Ecco cosa può accadere se un’indagine parte col pregiudizio e se si superano troppo frettolosamente i ragionevoli dubbi che quell’indagine possa non essere stata corretta.

Ecco cosa può accadere se un investigatore invece di accertare i fatti e ricostruire la verità oggettiva cerca di modellarli affinché collimino con la sua ipotesi accusatoria.

Oltre a confidare nella stragrande maggioranza degli uomini in divisa che fanno il loro dovere possiamo fidarci del metodo che utilizzano e con il quale sono stati formati? 

Potremo mai essere garantiti e certi che prevarrà sempre l’elasticità e l’onestà intellettuale di abbandonare una pista investigativa che non dà frutti senza che vengano effettuate forzature pur di arrivare ad UN colpevole senza interessarsi di individuare IL colpevole?

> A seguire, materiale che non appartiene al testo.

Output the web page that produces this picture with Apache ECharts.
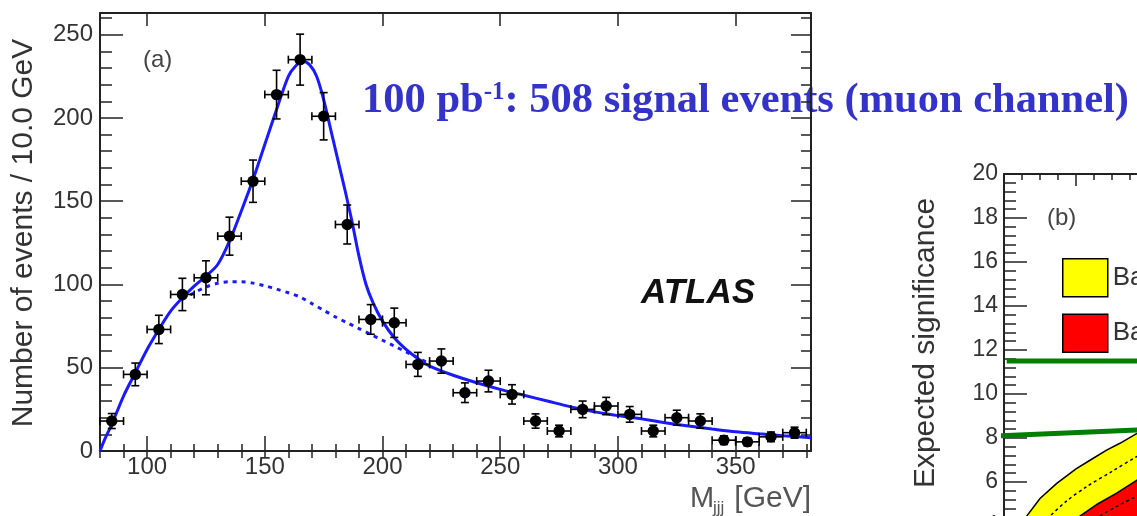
<!DOCTYPE html>
<html><head><meta charset="utf-8">
<script src="https://cdn.jsdelivr.net/npm/echarts@6/dist/echarts.min.js"></script>
<style>html,body{margin:0;padding:0;background:#fff}#c{width:1137px;height:516px}</style>
</head><body><div id="c"></div>
<script>
// ---------- panel (a): M_jjj distribution ----------
const binCenters = [85,95,105,115,125,135,145,155,165,175,185,195,205,215,225,235,245,255,265,275,285,295,305,315,325,335,345,355,365,375];
const eventCounts = [18,46,73,94,104,129,162,214,235,201,136,79,77,52,54,35,42,34,18,12,25,27,22,12,20,18,6.5,5.5,8.5,11];
const countErrors = [4.5,6.8,8.5,9.7,10.2,11.4,12.7,14.6,15.3,14.2,11.7,8.9,8.8,7.2,7.3,5.9,6.5,5.8,4.3,3.5,5.0,5.2,4.7,3.5,4.5,4.3,2.6,2.4,2.9,3.3];
const binWidth = 10;

const fitX = [80,82,85,90,95,100,105,110,115,120,125,130,135,140,145,150,155,160,163,166,169,172,175,178,181,184,187,190,193,196,200,205,210,215,220,230,240,250,260,270,280,290,300,310,320,330,340,350,360,370,382];
const fitY = [0,7,16,33,47,61,73,84,92,99,105,112,126,144,163,184,205,225,231,234,232,225,211,193,175,157,138,117,100,89,78,68,61,55.5,51,45.5,41,37,33.5,30,26.5,23.5,21.3,19.3,17,15,13.2,11.5,10.3,9.2,8];

const bkgX = [115,120,125,130,135,140,145,150,155,160,165,170,175,180,185,190,195,200,205,210,215,220];
const bkgY = [91,95,98.5,100.7,101.6,101.6,100.8,99.2,97.2,95,92.5,88.5,84.5,80.5,77,73.5,70,66.5,63,59.5,56,52.5];

const xMajorTicks = [100,150,200,250,300,350];
const xMinorTicks = [80,90,100,110,120,130,140,150,160,170,180,190,200,210,220,230,240,250,260,270,280,290,300,310,320,330,340,350,360,370,380];
const yMajorTicks = [0,50,100,150,200,250];
const yMinorTicks = [0,10,20,30,40,50,60,70,80,90,100,110,120,130,140,150,160,170,180,190,200,210,220,230,240,250,260];

// ---------- panel (b): expected significance (partly visible) ----------
const yellowUpper = [[0.3,3.0],[0.8,3.8],[1.26,4.45],[2.0,5.25],[2.93,5.94],[4.0,6.6],[4.96,7.08],[5.7,7.45],[6.44,7.76],[7.39,8.21],[8.5,8.7]];
const yellowMid = [[1.5,3.5],[2.56,4.45],[3.5,5.15],[4.59,5.79],[6.0,6.48],[7.37,7.15],[8.5,7.6]];
const redUpper = [[3.2,3.6],[4.22,4.45],[5.2,5.0],[6.26,5.49],[7.39,6.09],[8.5,6.6]];
const redMid = [[4.6,3.9],[5.33,4.45],[6.4,4.95],[7.39,5.36],[8.5,5.8]];
const redLower = [[5.5,3.0],[6.5,3.6],[7.39,4.3],[8.5,4.9]];
const greenUpper = [[0.15,11.5],[9,11.5]];
const greenLower = [[-0.61,8.09],[7.39,8.36],[9,8.41]];
const bandNames = ['Background \u00d7 1', 'Background \u00d7 2'];

const SANS = 'Liberation Sans';
const SERIF = 'Liberation Serif';
const AX = '#222';

function pairs(xs, ys){ return xs.map((x,i)=>[x, ys[i]]); }

function errorBarItem(params, api){
  const x = api.value(0), y = api.value(1), e = api.value(2);
  const c = api.coord([x, y]);
  const t = api.coord([x, y + e]);
  const b = api.coord([x, Math.max(0, y - e)]);
  const l = api.coord([x - binWidth/2, y]);
  const r = api.coord([x + binWidth/2, y]);
  const cap = 4;
  const st = {stroke:'#000', lineWidth:1.6};
  return {type:'group', children:[
    {type:'line', shape:{x1:c[0], y1:t[1], x2:c[0], y2:b[1]}, style:st},
    {type:'line', shape:{x1:l[0], y1:c[1], x2:r[0], y2:c[1]}, style:st},
    {type:'line', shape:{x1:c[0]-cap, y1:t[1], x2:c[0]+cap, y2:t[1]}, style:st},
    {type:'line', shape:{x1:c[0]-cap, y1:b[1], x2:c[0]+cap, y2:b[1]}, style:st},
    {type:'line', shape:{x1:l[0], y1:c[1]-cap, x2:l[0], y2:c[1]+cap}, style:st},
    {type:'line', shape:{x1:r[0], y1:c[1]-cap, x2:r[0], y2:c[1]+cap}, style:st},
    {type:'circle', shape:{cx:c[0], cy:c[1], r:5.7}, style:{fill:'#000'}}
  ]};
}

function bandRenderer(upper, lower){
  return function(params, api){
    const pts = upper.map(p=>api.coord(p)).concat(lower.slice().reverse().map(p=>api.coord(p)));
    return {type:'polygon', shape:{points:pts}, style:{fill:api.visual('color'), stroke:'#000', lineWidth:1.5}};
  };
}

function tickAxis(extra){
  return Object.assign({
    type:'value', gridIndex:0, splitLine:{show:false},
    axisLine:{show:false}, axisLabel:{show:false}
  }, extra);
}

const xBase = {min:80, max:382};
const yBase = {min:0, max:263};

const option = {
  backgroundColor:'#fff',
  animation:false,
  grid:[
    {left:100, top:13, width:711, height:438, outerBoundsMode:'none', containLabel:false},
    {left:1004, top:174, width:360, height:440, outerBoundsMode:'none', containLabel:false}
  ],
  xAxis:[
    tickAxis(Object.assign({position:'bottom',
      axisLine:{show:true, onZero:false, lineStyle:{color:AX, width:2}},
      axisTick:{inside:true, length:15, customValues:xMajorTicks, lineStyle:{color:AX, width:1.5}},
      axisLabel:{show:true, customValues:xMajorTicks, margin:4, fontSize:24, fontFamily:SANS, color:'#333'}}, xBase)),
    tickAxis(Object.assign({position:'bottom',
      axisTick:{inside:true, length:7, customValues:xMinorTicks, lineStyle:{color:AX, width:1.5}}}, xBase)),
    tickAxis(Object.assign({position:'top',
      axisLine:{show:true, onZero:false, lineStyle:{color:AX, width:2}},
      axisTick:{inside:true, length:13, customValues:xMajorTicks, lineStyle:{color:AX, width:1.5}}}, xBase)),
    tickAxis(Object.assign({position:'top',
      axisTick:{inside:true, length:7, customValues:xMinorTicks, lineStyle:{color:AX, width:1.5}}}, xBase)),
    {type:'value', gridIndex:1, position:'top', min:0, max:20, interval:4,
      splitLine:{show:false}, axisLabel:{show:false},
      axisLine:{show:true, onZero:false, lineStyle:{color:AX, width:2}},
      axisTick:{inside:true, length:12, lineStyle:{color:AX, width:1.5}},
      minorTick:{show:true, splitNumber:4, length:6, lineStyle:{color:AX, width:1.5}}}
  ],
  yAxis:[
    tickAxis(Object.assign({position:'left',
      axisLine:{show:true, onZero:false, lineStyle:{color:AX, width:2}},
      axisTick:{inside:true, length:23, customValues:yMajorTicks, lineStyle:{color:AX, width:1.5}},
      axisLabel:{show:true, customValues:yMajorTicks, margin:7, fontSize:24, fontFamily:SANS, color:'#333'}}, yBase)),
    tickAxis(Object.assign({position:'left',
      axisTick:{inside:true, length:12, customValues:yMinorTicks, lineStyle:{color:AX, width:1.5}}}, yBase)),
    tickAxis(Object.assign({position:'right',
      axisLine:{show:true, onZero:false, lineStyle:{color:AX, width:2}},
      axisTick:{inside:true, length:20, customValues:yMajorTicks, lineStyle:{color:AX, width:1.5}}}, yBase)),
    tickAxis(Object.assign({position:'right',
      axisTick:{inside:true, length:10, customValues:yMinorTicks, lineStyle:{color:AX, width:1.5}}}, yBase)),
    {type:'value', gridIndex:1, position:'left', min:0, max:20, interval:2,
      splitLine:{show:false},
      axisLine:{show:true, onZero:false, lineStyle:{color:AX, width:2}},
      axisTick:{inside:true, length:23, lineStyle:{color:AX, width:1.5}},
      minorTick:{show:true, splitNumber:5, length:12, lineStyle:{color:AX, width:1.5}},
      axisLabel:{margin:6, fontSize:23, fontFamily:SANS, color:'#333'}}
  ],
  legend:{
    orient:'vertical', left:1057, top:253, itemWidth:45, itemHeight:38, itemGap:16,
    icon:'rect', itemStyle:{borderColor:'#000', borderWidth:1.5},
    textStyle:{fontSize:26, fontFamily:SANS, color:'#333'},
    data:[
      {name:bandNames[0], itemStyle:{color:'#ffff00', borderColor:'#000', borderWidth:1.5}},
      {name:bandNames[1], itemStyle:{color:'#ff0000', borderColor:'#000', borderWidth:1.5}}
    ],
    selectedMode:false
  },
  series:[
    {type:'line', name:'background', xAxisIndex:0, yAxisIndex:0, data:pairs(bkgX,bkgY), smooth:0.3,
      symbol:'none', lineStyle:{color:'#1a1aff', width:3, type:[4,5]}, z:2},
    {type:'line', name:'fit', xAxisIndex:0, yAxisIndex:0, data:pairs(fitX,fitY), smooth:0.3,
      symbol:'none', lineStyle:{color:'#1a1aff', width:3}, z:3},
    {type:'custom', name:'data', xAxisIndex:0, yAxisIndex:0,
      data:binCenters.map((x,i)=>[x, eventCounts[i], countErrors[i]]),
      encode:{x:0, y:1}, renderItem:errorBarItem, z:4},
    {type:'custom', name:bandNames[0], xAxisIndex:4, yAxisIndex:4, data:[[0,0]],
      itemStyle:{color:'#ffff00'}, renderItem:bandRenderer(yellowUpper, redLower), z:2},
    {type:'custom', name:bandNames[1], xAxisIndex:4, yAxisIndex:4, data:[[0,0]],
      itemStyle:{color:'#ff0000'}, renderItem:bandRenderer(redUpper, redLower), z:3},
    {type:'line', xAxisIndex:4, yAxisIndex:4, data:yellowMid, smooth:0.3, symbol:'none',
      lineStyle:{color:'#000', width:1.5, type:[3,3]}, z:4},
    {type:'line', xAxisIndex:4, yAxisIndex:4, data:redMid, smooth:0.3, symbol:'none',
      lineStyle:{color:'#000', width:1.5, type:[3,3]}, z:4},
    {type:'line', xAxisIndex:4, yAxisIndex:4, data:greenUpper, symbol:'none', clip:false,
      lineStyle:{color:'#007f00', width:5}, z:5},
    {type:'line', xAxisIndex:4, yAxisIndex:4, data:greenLower, symbol:'none', clip:false,
      lineStyle:{color:'#007f00', width:5}, z:5}
  ],
  graphic:[
    {type:'text', x:24, y:233, rotation:Math.PI/2,
      style:{text:'Number of events / 10.0 GeV', fontSize:30, fontFamily:SANS, fill:'#333', align:'center', verticalAlign:'middle'}},
    {type:'text', x:926, y:343, rotation:Math.PI/2,
      style:{text:'Expected significance', fontSize:30, fontFamily:SANS, fill:'#333', align:'center', verticalAlign:'middle'}},
    {type:'text', x:143, y:60,
      style:{text:'(a)', fontSize:24, fontFamily:SANS, fill:'#444', align:'left', verticalAlign:'middle'}},
    {type:'text', x:1047, y:218,
      style:{text:'(b)', fontSize:24, fontFamily:SANS, fill:'#444', align:'left', verticalAlign:'middle'}},
    {type:'text', x:641, y:293,
      style:{text:'ATLAS', fontSize:35, fontStyle:'italic', fontWeight:'bold', fontFamily:SANS, fill:'#111', align:'left', verticalAlign:'middle'}},
    {type:'text', x:690, y:499,
      style:{text:'M', fontSize:29, fontFamily:SANS, fill:'#555', align:'left', verticalAlign:'middle'}},
    {type:'text', x:713, y:508,
      style:{text:'jjj', fontSize:17, fontFamily:SANS, fill:'#555', align:'left', verticalAlign:'middle'}},
    {type:'text', x:811, y:499,
      style:{text:'[GeV]', fontSize:30, fontFamily:SANS, fill:'#555', align:'right', verticalAlign:'middle'}},
    {type:'text', x:362, y:102,
      style:{text:'{a|100 pb}{s|-1}{a|: 508 signal events (muon channel)}', align:'left', verticalAlign:'middle',
        rich:{
          a:{fontSize:42.5, fontFamily:SERIF, fontWeight:'bold', fill:'#3333cc', lineHeight:44, verticalAlign:'top'},
          s:{fontSize:25, fontFamily:SERIF, fontWeight:'bold', fill:'#3333cc', lineHeight:30, verticalAlign:'top'}
        }}}
  ]
};

const chart = echarts.init(document.getElementById('c'), null, {renderer:'canvas'});
chart.setOption(option);
</script></body></html>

Ebbene, se non ci si assicurerà che i pregiudizi vengano abbandonati e la presunzione di non colpevolezza non venga sostituita dal suo esatto contrario, se al pubblico ministero non si imporrà di accertare anche fatti favorevoli all’indagato come previsto dall’art. 358 c.p.p. come scrivevamo qui sempre su Terzultima Fermata, e soprattutto, se nessuno correrà mai nemmeno lontanamente il rischio di pagare personalmente per gli errori che dovesse commettere nel perseguire, prima, e giudicare, poi, un altro suo simile, gli errori giudiziari come quello che ha rovinato la vita di Beniamino Zuncheddu continueranno inevitabilmente a ripetersi.

Per questo, mai come oggi, sia per manifestargli una volta di più il nostro sostegno sia per immedesimarci nella sua situazione, come il suo avvocato ci ha suggerito di fare per comprendere meglio, possiamo e dobbiamo affermare a gran voce: SIAMO TUTTI BENIAMINO ZUNCHEDDU!